- **Written task**
Your task is to retype the lines from the opening of the material through the line that includes "c.strokeRect(a.left, a.top, a.right". Do not copy the pictures.

- **Material**
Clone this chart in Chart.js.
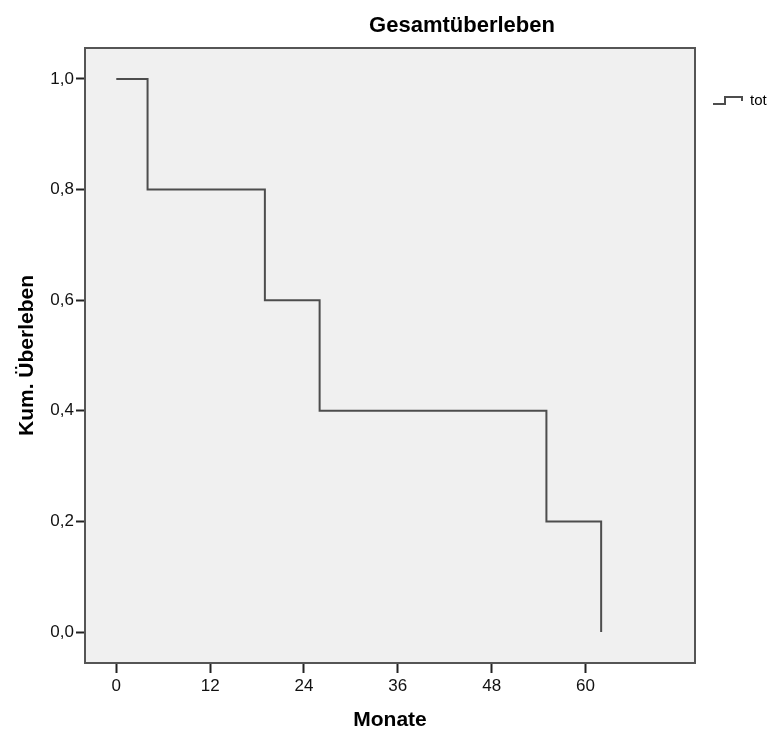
<!DOCTYPE html>
<html>
<head>
<meta charset="utf-8">
<script src="https://cdn.jsdelivr.net/npm/chart.js@4/dist/chart.umd.min.js"></script>
<style>
  body { margin: 0; background: #fff; }
  #wrap { width: 771px; height: 733px; }
</style>
</head>
<body>
<div id="wrap"><canvas id="kmChart"></canvas></div>
<script>
  // Kaplan-Meier steps
  var months = [0, 4, 19, 26, 55, 62];
  var survival = [1.0, 0.8, 0.6, 0.4, 0.2, 0.0];
  var xTicks = [0, 12, 24, 36, 48, 60];
  var yTicks = [0, 0.2, 0.4, 0.6, 0.8, 1.0];
  var seriesName = "tot";

  var points = [];
  for (var i = 0; i < months.length; i++) {
    points.push({ x: months[i], y: survival[i] });
  }

  var lineColor = '#4d4d4d';
  var font = "'Liberation Sans', Arial, sans-serif";

  // gray plot background + frame
  var frame = {
    id: 'frame',
    beforeDatasetsDraw: function(chart) {
      var c = chart.ctx, a = chart.chartArea;
      c.save();
      c.fillStyle = '#f0f0f0';
      c.fillRect(a.left, a.top, a.right - a.left, a.bottom - a.top);
      c.restore();
    },
    afterDraw: function(chart) {
      var c = chart.ctx, a = chart.chartArea;
      c.save();
      c.strokeStyle = '#555';
      c.lineWidth = 2;
      c.strokeRect(a.left, a.top, a.right - a.left, a.bottom - a.top);

      // title
      c.fillStyle = '#000';
      c.font = "bold 22px " + font;
      c.textAlign = 'center';
      c.textBaseline = 'alphabetic';
      c.fillText("Gesamtüberleben", a.left + 377, 32);

      // legend with step symbol
      var lx = a.right + 18, ly = a.top + 52;
      c.strokeStyle = lineColor;
      c.lineWidth = 2;
      c.beginPath();
      c.moveTo(lx, ly + 4);
      c.lineTo(lx + 12, ly + 4);
      c.lineTo(lx + 12, ly - 3);
      c.lineTo(lx + 29, ly - 3);
      c.lineTo(lx + 29, ly + 1);
      c.stroke();
      c.font = "15px " + font;
      c.textAlign = 'left';
      c.textBaseline = 'middle';
      c.fillText(seriesName, lx + 37, ly + 1);
      c.restore();
    }
  };

  var ctx = document.getElementById('kmChart').getContext('2d');
  var myChart = new Chart(ctx, {
    type: 'line',
    data: {
      datasets: [{
        label: seriesName,
        data: points,
        stepped: 'before',
        borderColor: lineColor,
        borderWidth: 2,
        pointRadius: 0,
        fill: false
      }]
    },
    options: {
      responsive: true,
      maintainAspectRatio: false,
      animation: false,
      layout: { padding: { top: 48, right: 76, left: 0, bottom: 0 } },
      plugins: {
        legend: { display: false },
        title: { display: false },
        tooltip: { enabled: false }
      },
      scales: {
        x: {
          type: 'linear',
          min: -4,
          max: 74,
          afterBuildTicks: function(scale) {
            scale.ticks = xTicks.map(function(v) { return { value: v }; });
          },
          afterFit: function(scale) { scale.height = 70; },
          grid: { drawOnChartArea: false, drawTicks: true, tickLength: 10, tickWidth: 2, tickColor: '#222' },
          border: { display: true, color: '#555', width: 2 },
          ticks: { color: '#111', padding: 3, font: { family: font, size: 17 } },
          title: {
            display: true,
            text: 'Monate',
            color: '#000',
            padding: { top: 0, bottom: 0 },
            font: { family: font, size: 21, weight: 'bold' }
          }
        },
        y: {
          type: 'linear',
          min: -0.056,
          max: 1.056,
          afterBuildTicks: function(scale) {
            scale.ticks = yTicks.map(function(v) { return { value: v }; });
          },
          afterFit: function(scale) { scale.width = 85; },
          grid: { drawOnChartArea: false, drawTicks: true, tickLength: 9, tickWidth: 2, tickColor: '#222' },
          border: { display: true, color: '#555', width: 2 },
          ticks: {
            color: '#111',
            padding: 2,
            font: { family: font, size: 17 },
            callback: function(v) { return v.toFixed(1).replace('.', ','); }
          },
          title: {
            display: true,
            text: 'Kum. Überleben',
            color: '#000',
            padding: { top: 15, bottom: 0 },
            font: { family: font, size: 21, weight: 'bold' }
          }
        }
      }
    },
    plugins: [frame]
  });
</script>
</body>
</html>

- **Solution to the exercise**
Clone this chart in Chart.js.
<!DOCTYPE html>
<html>
<head>
<meta charset="utf-8">
<script src="https://cdn.jsdelivr.net/npm/chart.js@4/dist/chart.umd.min.js"></script>
<style>
  body { margin: 0; background: #fff; }
  #wrap { width: 771px; height: 733px; }
</style>
</head>
<body>
<div id="wrap"><canvas id="kmChart"></canvas></div>
<script>
  // Kaplan-Meier steps
  var months = [0, 4, 19, 26, 55, 62];
  var survival = [1.0, 0.8, 0.6, 0.4, 0.2, 0.0];
  var xTicks = [0, 12, 24, 36, 48, 60];
  var yTicks = [0, 0.2, 0.4, 0.6, 0.8, 1.0];
  var seriesName = "tot";

  var points = [];
  for (var i = 0; i < months.length; i++) {
    points.push({ x: months[i], y: survival[i] });
  }

  var lineColor = '#4d4d4d';
  var font = "'Liberation Sans', Arial, sans-serif";

  // gray plot background + frame
  var frame = {
    id: 'frame',
    beforeDatasetsDraw: function(chart) {
      var c = chart.ctx, a = chart.chartArea;
      c.save();
      c.fillStyle = '#f0f0f0';
      c.fillRect(a.left, a.top, a.right - a.left, a.bottom - a.top);
      c.restore();
    },
    afterDraw: function(chart) {
      var c = chart.ctx, a = chart.chartArea;
      c.save();
      c.strokeStyle = '#555';
      c.lineWidth = 2;
      c.strokeRect(a.left, a.top, a.right - a.left, a.bottom - a.top);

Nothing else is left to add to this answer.